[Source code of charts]
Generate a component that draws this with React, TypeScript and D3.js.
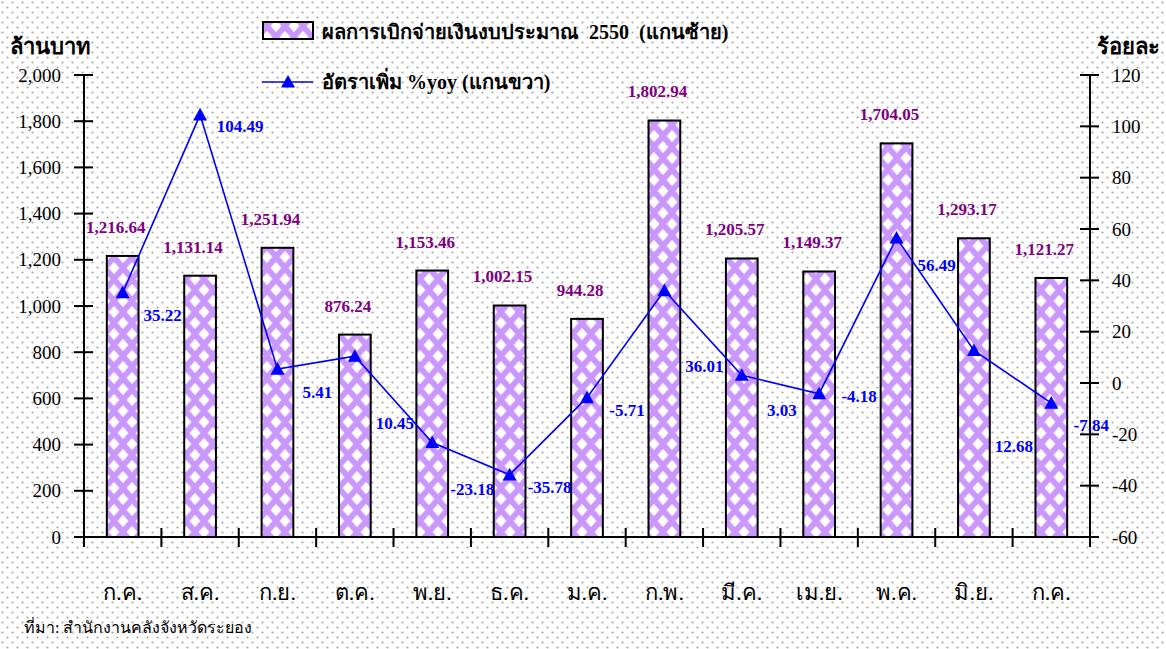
import React from "react";
import * as d3 from "d3";

const months = ["ก.ค.", "ส.ค.", "ก.ย.", "ต.ค.", "พ.ย.", "ธ.ค.", "ม.ค.", "ก.พ.", "มี.ค.", "เม.ย.", "พ.ค.", "มิ.ย.", "ก.ค."];
const spending = [1216.64, 1131.14, 1251.94, 876.24, 1153.46, 1002.15, 944.28, 1802.94, 1205.57, 1149.37, 1704.05, 1293.17, 1121.27];
const yoy = [35.22, 104.49, 5.41, 10.45, -23.18, -35.78, -5.71, 36.01, 3.03, -4.18, 56.49, 12.68, -7.84];
const leftTicks = [0, 200, 400, 600, 800, 1000, 1200, 1400, 1600, 1800, 2000];
const rightTicks = [-60, -40, -20, 0, 20, 40, 60, 80, 100, 120];
// label layout nudges (pixels below the point) for the yoy labels
const yoyLabelDy = [22, 11, 23, 67, 47, 12, 12, 75, 35, 2, 27, 96, 22];

const W = 1166;
const H = 649;
const FONT = "'Liberation Serif', 'Times New Roman', serif";

export default function App() {
  const left = 84, right = 1090, top = 75, bottom = 537;
  const idx = months.map((_, i) => String(i));
  const x = d3.scaleBand<string>().domain(idx).range([left, right]).padding(0);
  const yL = d3.scaleLinear().domain([0, 2000]).range([bottom, top]);
  const yR = d3.scaleLinear().domain([-60, 120]).range([bottom, top]);
  const bw = x.bandwidth() * 0.41;
  const cx = (i: number) => (x(String(i)) as number) + x.bandwidth() / 2;
  const line = d3.line<number>().x((_, i) => cx(i)).y((d) => yR(d));
  const fmt = d3.format(",.2f");
  const tri = (px: number, py: number, s = 7) => `M${px},${py - s}L${px + s},${py + s * 0.8}L${px - s},${py + s * 0.8}Z`;
  const PW = 18, PH = 22, rw = 5.2, rh = 5.8;
  const dia = (a: number, b: number) => `M${a},${b - rh}L${a + rw},${b}L${a},${b + rh}L${a - rw},${b}Z`;
  const diamondPath = [dia(PW / 2, PH / 2), dia(0, 0), dia(PW, 0), dia(0, PH), dia(PW, PH)].join(" ");

  return (
    <svg width={W} height={H} style={{ position: "absolute", left: 0, top: 0 }} fontFamily={FONT}>
      <defs>
        <pattern id="dots" width={10} height={10} patternUnits="userSpaceOnUse">
          <rect width={10} height={10} fill="#ffffff" />
          <circle cx={2.5} cy={2.5} r={1.1} fill="#a8a8a8" />
          <circle cx={7.5} cy={7.5} r={1.1} fill="#a8a8a8" />
        </pattern>
        <pattern id="diam" width={PW} height={PH} patternUnits="userSpaceOnUse" x={6} y={4}>
          <rect width={PW} height={PH} fill="#ca98fc" />
          <path d={diamondPath} fill="#ffffff" stroke="#f2e6ff" strokeWidth={1} strokeLinejoin="round" />
        </pattern>
      </defs>
      <rect width={W} height={H} fill="url(#dots)" />

      {/* bars */}
      {spending.map((v, i) => (
        <rect key={"b" + i} x={cx(i) - bw / 2} y={yL(v)} width={bw} height={yL(0) - yL(v)}
          fill="url(#diam)" stroke="#000" strokeWidth={2} />
      ))}

      {/* left axis */}
      <line x1={left} x2={left} y1={top} y2={bottom} stroke="#000" strokeWidth={2} />
      {leftTicks.map((t) => (
        <g key={"l" + t}>
          <line x1={left - 10} x2={left + 9} y1={yL(t)} y2={yL(t)} stroke="#000" strokeWidth={2} />
          <text x={61} y={yL(t)} dy="0.35em" textAnchor="end" fontSize={19}>{d3.format(",")(t)}</text>
        </g>
      ))}
      {/* right axis */}
      <line x1={right} x2={right} y1={top} y2={bottom} stroke="#000" strokeWidth={2} />
      {rightTicks.map((t) => (
        <g key={"r" + t}>
          <line x1={right - 10} x2={right + 9} y1={yR(t)} y2={yR(t)} stroke="#000" strokeWidth={2} />
          <text x={1112} y={yR(t)} dy="0.35em" textAnchor="start" fontSize={19}>{t}</text>
        </g>
      ))}
      {/* x axis */}
      <line x1={left} x2={right} y1={bottom} y2={bottom} stroke="#000" strokeWidth={2} />
      {idx.slice(1).map((k) => (
        <line key={"xt" + k} x1={x(k) as number} x2={x(k) as number} y1={bottom - 9} y2={bottom + 10} stroke="#000" strokeWidth={2} />
      ))}
      <line x1={left} x2={left} y1={bottom} y2={bottom + 10} stroke="#000" strokeWidth={2} />
      <line x1={right} x2={right} y1={bottom} y2={bottom + 10} stroke="#000" strokeWidth={2} />
      {months.map((m, i) => (
        <text key={"m" + i} x={cx(i)} y={592} dy="0.35em" textAnchor="middle" fontSize={22}>{m}</text>
      ))}

      {/* line series */}
      <path d={line(yoy) || ""} fill="none" stroke="#0000ff" strokeWidth={1.6} />
      {yoy.map((v, i) => (
        <path key={"t" + i} d={tri(cx(i), yR(v))} fill="#0000ff" />
      ))}

      {/* bar labels */}
      {spending.map((v, i) => (
        <text key={"bl" + i} x={cx(i) - 7} y={yL(v) - 29} dy="0.35em" textAnchor="middle"
          fontSize={17} fontWeight="bold" fill="#800080">{fmt(v)}</text>
      ))}
      {/* yoy labels */}
      {yoy.map((v, i) => (
        <text key={"yl" + i} x={cx(i) + 40} y={yR(v) + yoyLabelDy[i]} dy="0.35em" textAnchor="middle"
          fontSize={17} fontWeight="bold" fill="#0000ff">{v.toFixed(2)}</text>
      ))}

      {/* axis titles */}
      <text x={10} y={46} dy="0.35em" fontSize={22} fontWeight="bold">ล้านบาท</text>
      <text x={1160} y={46} dy="0.35em" textAnchor="end" fontSize={22} fontWeight="bold">ร้อยละ</text>

      {/* legend */}
      <rect x={263} y={22} width={50} height={17} fill="url(#diam)" stroke="#000" strokeWidth={2} />
      <text x={322} y={32} dy="0.35em" fontSize={20} fontWeight="bold" style={{ whiteSpace: "pre" }}>ผลการเบิกจ่ายเงินงบประมาณ  2550  (แกนซ้าย)</text>
      <line x1={262} x2={313} y1={82} y2={82} stroke="#0000ff" strokeWidth={1.6} />
      <path d={tri(288, 82)} fill="#0000ff" />
      <text x={322} y={82} dy="0.35em" fontSize={20} fontWeight="bold">อัตราเพิ่ม %yoy (แกนขวา)</text>

      {/* source */}
      <text x={24} y={627} dy="0.35em" fontSize={16}>ที่มา: สำนักงานคลังจังหวัดระยอง</text>
    </svg>
  );
}
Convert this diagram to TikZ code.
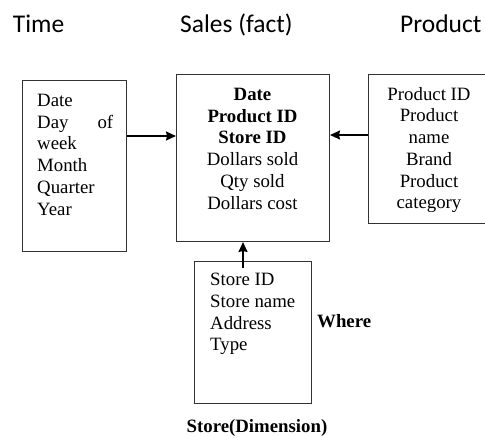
\documentclass[tikz,border=0pt]{standalone}
\usepackage{fontspec}
\setmainfont{Liberation Serif}
\newfontfamily\headfont{Carlito}
\usetikzlibrary{arrows.meta}

\begin{document}
\begin{tikzpicture}[x=1pt,y=-1pt,
		box/.style={draw=black!80,line width=1pt,inner sep=0pt,anchor=north west},
		field/.style={inner sep=0pt,font=\fontsize{18.8}{21.7}\selectfont},
		title/.style={inner sep=0pt,anchor=base west,font=\headfont\fontsize{25.5}{30}\selectfont},
		arr/.style={line width=1.5pt,-{Stealth[length=10pt,width=9pt,inset=1pt]}}]
	\useasboundingbox (0,0) rectangle (485,437);
	
	% Titles
	\node[title] (ttime) at (12.7,32.3) {Time};
	\node[title] (tsales) at (180,32.3) {Sales (fact)};
	\node[title] (tprod) at (400,32.3) {Product};
	
	% Boxes
	\node[box,minimum width=104pt,minimum height=171pt] (time) at (22,80) {};
	\node[box,minimum width=153pt,minimum height=167pt] (sales) at (176,74) {};
	\node[box,minimum width=122pt,minimum height=149pt] (product) at (368,74) {};
	\node[box,minimum width=117pt,minimum height=142pt] (store) at (194,261) {};
	
	% Fields
	\node[field,anchor=north west,text width=76pt,align=justify] (timef) at (37,94)
		{Date\\Day of week\\Month\\Quarter\\Year};
	\node[field,anchor=north,align=center] (salesf) at (252.5,88)
		{\textbf{Date}\\\textbf{Product ID}\\\textbf{Store ID}\\Dollars sold\\Qty sold\\Dollars cost};
	\node[field,anchor=north,align=center] (prodf) at (429,87)
		{Product ID\\Product\\name\\Brand\\Product\\category};
	\node[field,anchor=north west,align=left] (storef) at (210,273)
		{Store ID\\Store name\\Address\\Type};
	\node[field,anchor=base west,font=\fontsize{18.8}{21.7}\selectfont\bfseries] (where) at (317,327) {Where};
	\node[field,anchor=base,font=\fontsize{18.8}{21.7}\selectfont\bfseries] (storet) at (257,432.5) {Store(Dimension)};
	
	% Connectors
	\coordinate (ta) at (0,136);
	\coordinate (pa) at (0,135);
	\coordinate (sa) at (243,268);
	\draw[arr] (time.east |- ta) -- (sales.west |- ta);
	\draw[arr] (product.west |- pa) -- (sales.east |- pa);
	\draw[arr] (sa) -- (sa |- sales.south);
\end{tikzpicture}
\end{document}
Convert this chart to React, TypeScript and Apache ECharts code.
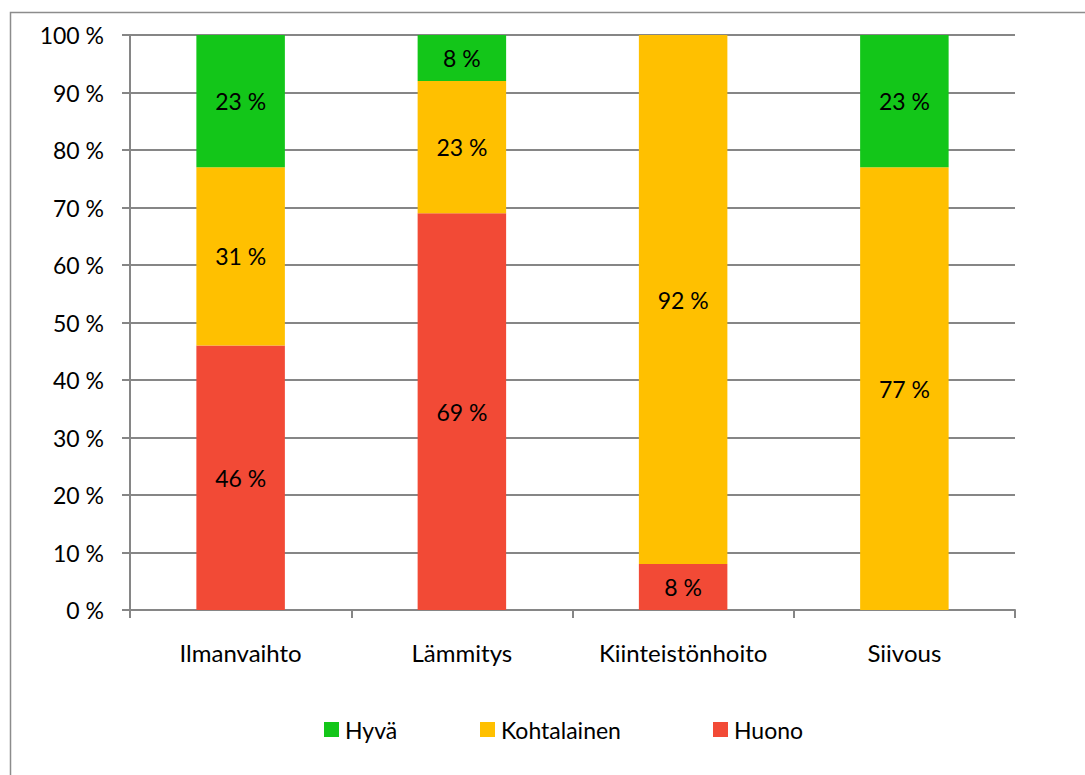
import React, { useEffect, useRef } from "react";
import * as echarts from "echarts";

const categories = ["Ilmanvaihto", "Lämmitys", "Kiinteistönhoito", "Siivous"];
const huono = [46, 69, 8, 0];
const kohtalainen = [31, 23, 92, 77];
const hyva = [23, 8, 0, 23];
const legendNames = ["Hyvä", "Kohtalainen", "Huono"];
const yTicks = [0, 10, 20, 30, 40, 50, 60, 70, 80, 90, 100];

const FONT = "Lato";
const legendLefts = [324, 480, 713];

export default function App() {
  const ref = useRef<HTMLDivElement>(null);
  useEffect(() => {
    if (!ref.current) return;
    const chart = echarts.init(ref.current, null, { renderer: "svg" });
    const label = {
      show: true,
      position: "inside" as const,
      color: "#000",
      fontFamily: FONT,
      fontSize: 23,
      formatter: (p: any) => (p.value ? `${p.value} %` : ""),
    };
    const mk = (name: string, data: number[], color: string) => ({
      name,
      type: "bar" as const,
      stack: "s",
      data,
      barWidth: "40%",
      itemStyle: { color },
      label,
    });
    chart.setOption({
      animation: false,
      backgroundColor: "#fff",
      textStyle: { fontFamily: FONT },
      graphic: [
        {
          type: "rect",
          shape: { x: 10.5, y: 12.5, width: 1100, height: 800 },
          style: { fill: "none", stroke: "#8c8c8c", lineWidth: 1.5 },
          silent: true,
        },
      ],
      grid: { left: 130, right: 70, top: 35, bottom: 165 },
      legend: legendNames.map((n, i) => ({
        data: [n],
        top: 718,
        left: legendLefts[i],
        padding: 0,
        icon: "rect",
        itemWidth: 15,
        itemHeight: 15,
        itemGap: 6,
        textStyle: { fontFamily: FONT, fontSize: 23, color: "#000", padding: [0, 0, 0, 1] },
      })),
      xAxis: {
        type: "category",
        data: categories,
        axisLine: { lineStyle: { color: "#868686", width: 2 } },
        axisTick: { show: true, length: 8, lineStyle: { color: "#868686", width: 2 } },
        axisLabel: { color: "#000", fontFamily: FONT, fontSize: 24, margin: 30 },
      },
      yAxis: {
        type: "value",
        min: 0,
        max: 100,
        interval: 10,
        axisLine: { show: true, lineStyle: { color: "#868686", width: 2 } },
        axisTick: { show: true, length: 8, lineStyle: { color: "#868686", width: 2 } },
        splitLine: { lineStyle: { color: "#868686", width: 2 } },
        axisLabel: {
          color: "#000",
          fontFamily: FONT,
          fontSize: 23,
          margin: 26,
          formatter: (v: number) => (yTicks.includes(v) ? `${v} %` : ""),
        },
      },
      series: [
        mk("Huono", huono, "#F24A36"),
        mk("Kohtalainen", kohtalainen, "#FFC000"),
        mk("Hyvä", hyva, "#13C619"),
      ],
    });
    return () => chart.dispose();
  }, []);
  return (
    <div
      ref={ref}
      style={{ position: "absolute", left: 0, top: 0, width: 1085, height: 775 }}
    />
  );
}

> Task description
From the records above, quote word for word only the lines beginning at the line that has "Convert this chart" and stopping after the line that has "const legendLefts = [324, 480, 713];". Omit the pictures.

> Answer to the problem
Convert this chart to React, TypeScript and Apache ECharts code.
import React, { useEffect, useRef } from "react";
import * as echarts from "echarts";

const categories = ["Ilmanvaihto", "Lämmitys", "Kiinteistönhoito", "Siivous"];
const huono = [46, 69, 8, 0];
const kohtalainen = [31, 23, 92, 77];
const hyva = [23, 8, 0, 23];
const legendNames = ["Hyvä", "Kohtalainen", "Huono"];
const yTicks = [0, 10, 20, 30, 40, 50, 60, 70, 80, 90, 100];

const FONT = "Lato";
const legendLefts = [324, 480, 713];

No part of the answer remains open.